The second round of cuts to Legal Aid was never going to win many fans. Both the solicitors fighting claims cases and the victims bringing them will suffer. Of that, there seems no contestable doubt.
Perhaps what the government didn’t expect was for such strong resistance, to both the cuts and dual contracts, from established chambers. But that’s what they face over the coming days and weeks.
Earlier this week, the Criminal Bar Association decided that action in protest to the cuts was not the way forward. The decision surprised many as 96% of the CBA‘s members had previously voted to take action.
The Law Gazette’s article reports that when it came to the crunch, the executive committee called time on possible ‘strike’ action. Instead, they voted 34-to-11 against ‘forego[ing] work in opposition’ to either the legal aid reforms or the continuation of dual contracts.
Can the mould now be broken?
Now that the CBA has failed to stand up to government at all, the fear is that legal welfare will be decimated. At least that’s the view of Michael Mansfield QC, whose Mansfield Chambers has ‘broken rank’. The Chambers has called for an emergency meeting amongst the CBA’s membership, for which there’s already support.
The CBA has voiced empathy, acknowledging ‘the difficulty solicitors face’. Yet that they won’t actually do anything to resist the government will leave many members puzzled, if not isolated and vulnerable.
Mansfield Chambers is now questioning whether those who voted in favour of action had their hearts in it. Maybe the 96% hoped that the threat of action was enough to force the CBA’s hand, but the U-Turn stands for now.
If Mansfield Chambers gets the support of 50 members, the number it needs to call the emergency meeting they’re touting as ‘imperative’, the original threat of action may yet to turn to deed.

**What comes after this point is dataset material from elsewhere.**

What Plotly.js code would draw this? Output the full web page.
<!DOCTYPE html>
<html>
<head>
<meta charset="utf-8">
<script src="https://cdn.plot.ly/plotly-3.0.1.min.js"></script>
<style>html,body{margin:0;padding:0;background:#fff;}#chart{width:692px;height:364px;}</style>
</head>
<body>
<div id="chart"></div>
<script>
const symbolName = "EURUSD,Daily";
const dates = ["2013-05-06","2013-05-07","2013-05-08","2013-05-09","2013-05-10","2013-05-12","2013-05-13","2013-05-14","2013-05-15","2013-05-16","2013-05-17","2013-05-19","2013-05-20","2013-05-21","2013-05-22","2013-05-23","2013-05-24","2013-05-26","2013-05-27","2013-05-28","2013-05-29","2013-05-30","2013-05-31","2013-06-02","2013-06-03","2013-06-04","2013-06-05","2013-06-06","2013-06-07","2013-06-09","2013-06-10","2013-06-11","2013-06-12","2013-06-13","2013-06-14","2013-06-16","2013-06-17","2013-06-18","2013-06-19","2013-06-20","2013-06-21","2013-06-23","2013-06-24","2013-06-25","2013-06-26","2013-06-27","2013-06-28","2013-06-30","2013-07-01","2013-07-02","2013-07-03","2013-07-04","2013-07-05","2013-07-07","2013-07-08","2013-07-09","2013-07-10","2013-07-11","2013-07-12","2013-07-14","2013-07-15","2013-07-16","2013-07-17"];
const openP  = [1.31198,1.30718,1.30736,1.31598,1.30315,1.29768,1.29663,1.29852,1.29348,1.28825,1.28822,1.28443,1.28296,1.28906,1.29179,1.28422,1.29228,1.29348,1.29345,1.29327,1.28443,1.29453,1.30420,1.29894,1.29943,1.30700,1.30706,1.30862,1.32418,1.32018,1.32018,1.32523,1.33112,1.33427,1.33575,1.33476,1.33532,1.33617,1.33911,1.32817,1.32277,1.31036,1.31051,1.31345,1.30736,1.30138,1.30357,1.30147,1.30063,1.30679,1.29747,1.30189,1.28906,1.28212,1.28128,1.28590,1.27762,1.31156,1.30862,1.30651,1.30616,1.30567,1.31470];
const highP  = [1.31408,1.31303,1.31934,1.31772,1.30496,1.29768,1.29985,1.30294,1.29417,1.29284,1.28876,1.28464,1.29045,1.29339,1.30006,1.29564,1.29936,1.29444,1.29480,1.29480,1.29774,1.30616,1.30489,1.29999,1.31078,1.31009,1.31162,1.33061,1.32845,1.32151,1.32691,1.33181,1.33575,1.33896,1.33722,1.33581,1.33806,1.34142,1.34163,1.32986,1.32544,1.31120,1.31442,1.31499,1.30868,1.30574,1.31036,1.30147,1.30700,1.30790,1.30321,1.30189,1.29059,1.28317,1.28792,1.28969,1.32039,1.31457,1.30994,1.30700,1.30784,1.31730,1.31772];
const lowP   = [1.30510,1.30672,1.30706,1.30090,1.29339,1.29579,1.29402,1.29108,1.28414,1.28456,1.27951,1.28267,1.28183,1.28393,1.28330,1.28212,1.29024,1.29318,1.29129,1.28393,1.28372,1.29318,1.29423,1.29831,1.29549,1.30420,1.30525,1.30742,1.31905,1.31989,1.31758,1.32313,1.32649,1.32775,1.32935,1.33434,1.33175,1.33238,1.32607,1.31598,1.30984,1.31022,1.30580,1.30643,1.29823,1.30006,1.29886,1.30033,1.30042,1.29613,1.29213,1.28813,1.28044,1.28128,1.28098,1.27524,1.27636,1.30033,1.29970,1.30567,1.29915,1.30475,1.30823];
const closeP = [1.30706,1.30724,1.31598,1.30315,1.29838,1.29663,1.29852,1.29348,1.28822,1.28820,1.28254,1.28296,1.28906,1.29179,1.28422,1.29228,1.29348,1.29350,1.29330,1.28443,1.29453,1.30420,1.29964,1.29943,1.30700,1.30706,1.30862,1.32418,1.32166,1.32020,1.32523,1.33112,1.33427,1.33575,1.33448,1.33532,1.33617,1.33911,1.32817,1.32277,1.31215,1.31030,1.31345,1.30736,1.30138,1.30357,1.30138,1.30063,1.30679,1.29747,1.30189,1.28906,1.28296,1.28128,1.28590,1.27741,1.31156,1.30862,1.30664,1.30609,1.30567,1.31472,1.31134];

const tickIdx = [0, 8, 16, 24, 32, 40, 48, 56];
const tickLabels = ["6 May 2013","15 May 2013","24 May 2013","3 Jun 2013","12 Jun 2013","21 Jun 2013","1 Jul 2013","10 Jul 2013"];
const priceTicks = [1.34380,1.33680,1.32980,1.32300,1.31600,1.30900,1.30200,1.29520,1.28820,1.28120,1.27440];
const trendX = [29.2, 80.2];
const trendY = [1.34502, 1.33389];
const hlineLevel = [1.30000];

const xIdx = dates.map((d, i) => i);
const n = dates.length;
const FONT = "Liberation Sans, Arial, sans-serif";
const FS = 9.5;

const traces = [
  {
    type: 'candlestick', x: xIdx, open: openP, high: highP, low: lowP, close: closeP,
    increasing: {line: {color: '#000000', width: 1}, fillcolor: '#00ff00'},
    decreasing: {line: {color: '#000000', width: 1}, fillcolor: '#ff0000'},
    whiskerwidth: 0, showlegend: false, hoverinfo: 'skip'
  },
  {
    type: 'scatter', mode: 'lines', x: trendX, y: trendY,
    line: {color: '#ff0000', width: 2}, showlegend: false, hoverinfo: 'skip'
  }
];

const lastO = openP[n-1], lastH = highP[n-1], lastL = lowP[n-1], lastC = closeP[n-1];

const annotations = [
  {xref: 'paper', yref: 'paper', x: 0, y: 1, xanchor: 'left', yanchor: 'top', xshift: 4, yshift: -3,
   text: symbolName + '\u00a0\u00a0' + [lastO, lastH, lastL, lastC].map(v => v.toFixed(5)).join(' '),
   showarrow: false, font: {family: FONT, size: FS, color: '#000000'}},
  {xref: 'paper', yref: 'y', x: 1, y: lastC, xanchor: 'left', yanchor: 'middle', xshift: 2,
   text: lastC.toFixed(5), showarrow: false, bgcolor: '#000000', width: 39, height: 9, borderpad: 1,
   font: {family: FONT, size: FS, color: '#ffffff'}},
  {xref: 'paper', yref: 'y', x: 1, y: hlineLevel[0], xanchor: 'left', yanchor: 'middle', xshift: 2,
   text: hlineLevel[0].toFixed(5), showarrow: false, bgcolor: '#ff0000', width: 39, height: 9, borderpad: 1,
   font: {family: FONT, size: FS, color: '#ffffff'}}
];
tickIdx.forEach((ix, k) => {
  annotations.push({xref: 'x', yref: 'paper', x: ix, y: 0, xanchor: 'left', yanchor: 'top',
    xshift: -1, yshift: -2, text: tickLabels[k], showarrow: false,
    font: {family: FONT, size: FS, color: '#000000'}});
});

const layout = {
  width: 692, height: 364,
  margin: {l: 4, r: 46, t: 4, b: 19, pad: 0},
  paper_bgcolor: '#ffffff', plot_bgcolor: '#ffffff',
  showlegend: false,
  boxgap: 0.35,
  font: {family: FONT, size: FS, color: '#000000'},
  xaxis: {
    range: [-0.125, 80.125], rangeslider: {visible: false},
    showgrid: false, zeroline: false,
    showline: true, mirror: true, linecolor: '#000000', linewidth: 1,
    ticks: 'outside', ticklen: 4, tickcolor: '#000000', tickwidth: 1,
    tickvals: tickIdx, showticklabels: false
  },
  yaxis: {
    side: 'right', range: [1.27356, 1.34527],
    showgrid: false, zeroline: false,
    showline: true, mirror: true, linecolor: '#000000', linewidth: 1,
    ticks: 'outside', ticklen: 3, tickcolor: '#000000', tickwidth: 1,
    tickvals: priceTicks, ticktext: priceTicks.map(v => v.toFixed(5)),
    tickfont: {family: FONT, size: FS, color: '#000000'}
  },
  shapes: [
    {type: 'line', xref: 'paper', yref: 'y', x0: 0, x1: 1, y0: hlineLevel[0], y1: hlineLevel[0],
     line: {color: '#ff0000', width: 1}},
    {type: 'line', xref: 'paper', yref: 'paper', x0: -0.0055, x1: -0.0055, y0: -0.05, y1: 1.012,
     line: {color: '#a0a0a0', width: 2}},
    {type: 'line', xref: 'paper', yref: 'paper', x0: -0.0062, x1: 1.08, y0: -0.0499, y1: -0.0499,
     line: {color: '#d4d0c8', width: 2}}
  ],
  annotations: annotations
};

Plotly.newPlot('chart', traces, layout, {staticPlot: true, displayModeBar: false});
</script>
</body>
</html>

Is strike action a case of the law industry crying Woolf?
Mansfield’s mob is not only the breakaway bunch calling for a time-out to assess the depth of Legal Aid cuts, either.
Labour’s Dianne Abbott also warned of her fears of the Reforms’ impact in relation to availing access to aid for those who need it most. During her Fiona Woolf lecture, few were safe from criticism, including her own political party.
Dame Woolf herself addressed the need for diversity in the legal profession at the Chancery Lane venue. The former lord mayor and president of the Law Society made her business case for a broader representation in law from across society.
And this was precisely Abbott’s point. She stated that many High Street lawyers in Hackney and London, where she has her own aspirations to be mayor, are of the diverse ethnicity courts need to mirror society.
The cuts to Legal Aid not only threaten access to those solicitors for those with justifiable claims. But without those clients, lawyers’ very practices and livelihoods are also under threat.
HMCTS to shed 2½% of its workforce in one fell swoop (okay, maybe two)
And to round off today’s summary of cuts, perhaps the Courts’ Service has aspirations of leading by example, itself. With the Ministry of Justice under pressure to further trim the fat (by almost £250M), HM Courts and Tribunal Service has announced it’s shedding 400 jobs.
200 of those positions will go as a natural consequence of employees leaving or retiring. They won’t be replaced.
There’ll also be a voluntary exit scheme, which the MoJ hopes entices the other 200 excess staff to take ‘voluntary early departure’.
Earlier this week, Sir Leveson paved the way for a more efficient British criminal justice system. His keynote at the Modernising Justice Through Technology conference called for less paperwork, more digital case files.
This, unsurprisingly, was the exact reason a HMCTS spokesman gave for the job cuts. Smart move. Deflect the blow of job cuts to the Queen’s Bench and show lawyers that you’re practising what you preach? Now that’s fighting talk.